Cloverdale’s Bose Farms opens barn doors this weekend

CLOVERDALE — As leaves change colour and the smell of firewood lingers in the air, Bose Farm will open its doors to the public on Saturday, Oct. 11 during a second annual fall harvest celebration in Cloverdale.

Located at 16390 64 Ave., the site was established in 1892 and was farmed until 2009. Today, it has become one of Surrey’s largest conservation projects in recent history.

Three buildings are in the process of being restored – the family home, the potato barn and the milk parlour.

The company building the adjacent 253 condo units, RDG Ridge Development Ltd., claims The Ridge at Bose Farms is selling at a pace three to four times faster than other developments.

"It’s really about country living and farm life," said Roger, grandson of founder Henry Bose. "There will be many opportunities to have barn dances, tea and maybe even weddings."

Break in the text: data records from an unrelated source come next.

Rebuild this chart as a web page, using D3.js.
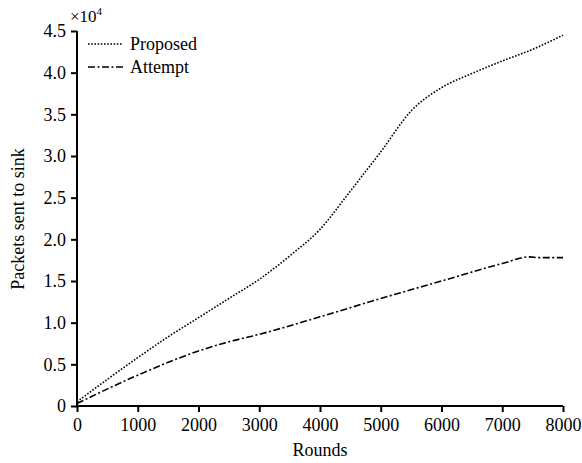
<!DOCTYPE html>
<html>
<head>
<meta charset="utf-8">
<script src="https://cdn.jsdelivr.net/npm/d3@7"></script>
<style>
  body { margin: 0; background: #fff; }
  svg text { font-family: "Liberation Serif", "Times New Roman", serif; fill: #000; }
</style>
</head>
<body>
<svg id="chart" width="582" height="463"></svg>
<script>
// rounds on x, packets (x10^4) on y
const proposedRounds = [0, 500, 1000, 1500, 2000, 2500, 3000, 3500, 4000, 4500, 5000, 5500, 6000, 6500, 7000, 7500, 8000];
const proposedValues = [0.05, 0.32, 0.58, 0.83, 1.06, 1.29, 1.52, 1.80, 2.12, 2.58, 3.05, 3.54, 3.82, 3.99, 4.14, 4.28, 4.45];

const attemptRounds = [0, 1000, 2000, 2500, 3000, 4000, 5000, 6000, 7000, 7450, 7600, 8000];
const attemptValues = [0.03, 0.37, 0.66, 0.77, 0.86, 1.07, 1.29, 1.50, 1.71, 1.79, 1.78, 1.78];

const xTicks = [0, 1000, 2000, 3000, 4000, 5000, 6000, 7000, 8000];
const yTicks = [0, 0.5, 1.0, 1.5, 2.0, 2.5, 3.0, 3.5, 4.0, 4.5];

const FONT = '"Liberation Serif", "Times New Roman", serif';

const svg = d3.select('#chart');
const mLeft = 77, mRight = 563, mTop = 31, mBottom = 406;

const x = d3.scaleLinear().domain([0, 8000]).range([mLeft, mRight]);
const y = d3.scaleLinear().domain([0, 4.5]).range([mBottom, mTop]);

// axes
const xAxis = svg.append('g')
    .attr('transform', `translate(0,${mBottom})`)
    .call(d3.axisBottom(x).tickValues(xTicks).tickSize(6).tickPadding(6).tickFormat(d3.format('d')));
const yAxis = svg.append('g')
    .attr('transform', `translate(${mLeft},0)`)
    .call(d3.axisLeft(y).tickValues(yTicks).tickSize(6).tickPadding(5)
        .tickFormat(d => d === 0 ? '0' : d3.format('.1f')(d)));

[xAxis, yAxis].forEach(g => {
    g.attr('font-family', FONT).attr('font-size', 18);
    g.select('.domain').attr('stroke', '#000').attr('stroke-width', 2);
    g.selectAll('.tick line').attr('stroke', '#000').attr('stroke-width', 2);
    g.selectAll('.tick text').attr('fill', '#000');
});
// no outer tick stubs on the domain path
xAxis.select('.domain').attr('d', `M${mLeft},0H${mRight}`);
yAxis.select('.domain').attr('d', `M0,${mBottom}V${mTop}`);

// lines
const line = d3.line().x(d => x(d[0])).y(d => y(d[1])).curve(d3.curveMonotoneX);

svg.append('path')
    .datum(d3.zip(proposedRounds, proposedValues))
    .attr('d', line)
    .attr('fill', 'none')
    .attr('stroke', '#000')
    .attr('stroke-width', 1.6)
    .attr('stroke-dasharray', '1.6,1.6');

svg.append('path')
    .datum(d3.zip(attemptRounds, attemptValues))
    .attr('d', line)
    .attr('fill', 'none')
    .attr('stroke', '#000')
    .attr('stroke-width', 1.6)
    .attr('stroke-dasharray', '7,2.5,2,2.5');

// legend
const legend = [
    { name: 'Proposed', dash: '1.6,1.6', yy: 44 },
    { name: 'Attempt', dash: '7,2.5,2,2.5', yy: 67 }
];
legend.forEach(l => {
    svg.append('line')
        .attr('x1', 88).attr('x2', 123).attr('y1', l.yy).attr('y2', l.yy)
        .attr('stroke', '#000').attr('stroke-width', 1.6)
        .attr('stroke-dasharray', l.dash);
    svg.append('text')
        .attr('x', 130).attr('y', l.yy + 6)
        .style('font-size', '18px')
        .text(l.name);
});

// exponent label
const ex = svg.append('text').attr('x', 70).attr('y', 22).style('font-size', '17px');
ex.append('tspan').text('×10');
ex.append('tspan').attr('dy', -7).style('font-size', '11px').text('4');

// axis titles
svg.append('text')
    .attr('x', 320).attr('y', 456)
    .attr('text-anchor', 'middle')
    .style('font-size', '18px')
    .text('Rounds');

svg.append('text')
    .attr('transform', 'translate(24,219) rotate(-90)')
    .attr('text-anchor', 'middle')
    .style('font-size', '18px')
    .text('Packets sent to sink');
</script>
</body>
</html>
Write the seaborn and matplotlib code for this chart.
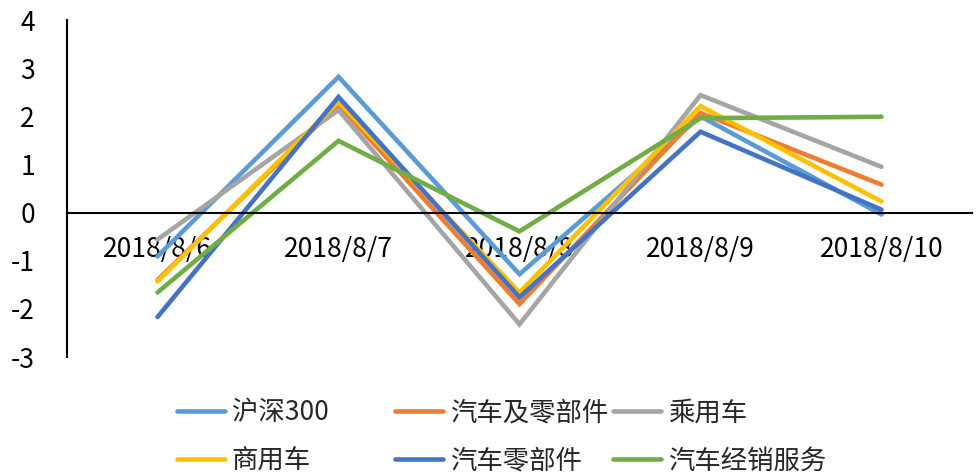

The plan is to construct four condo buildings over eight acres of land. A set of single-family homes to the east of the complex is also on the drawing board, but with the promise to protect 12 acres of forest.

The family home will be used as guest suites, while the potato barn will be a communal amenity centre for residents.

The milk parlour will serve as a tool shed for the community garden.

The story of the Bose family emigrating from England to British Columbia is one Surrey resident Susan Boyce is very familiar with.

Author of "The Ridge at Bose Farm," Boyce plans to read a few colourful excerpts at the fall harvest.

"One of my favourites Roger told me is about his time plowing. The coyotes would come right up and around the base. When he put his foot down, they were gone. The thing was that while he was on his tractor, he was no real threat to them, he was a bonus of turning up all the mice and critters for the coyotes," she said.

The book came about after what Boyce called a "serendipitous" meeting at last year’s inaugural festival.

"I realized what a wonderful story teller he was and that this was clearly a book in the making. What was really interesting was when I looked into it more, it’s not just Roger. That whole family has been so much a part of Surrey forever," she said.

At the peak of production, there were 75 milking cows and the farm produced 1,000 tons of potatoes, hay and grain.

But Roger admitted farming has definitely seen a change in the last two decades.

"When we were farming, the way we were operating farms was entirely different. There’s so much more mechanization now that we did not have."

Barn doors will be open between 12 and 4 p.m. this Saturday.

There will be music and food. Admission is free.

Other attractions at the harvest festival include sidewalk sales, farmers’ markets and vendor booths.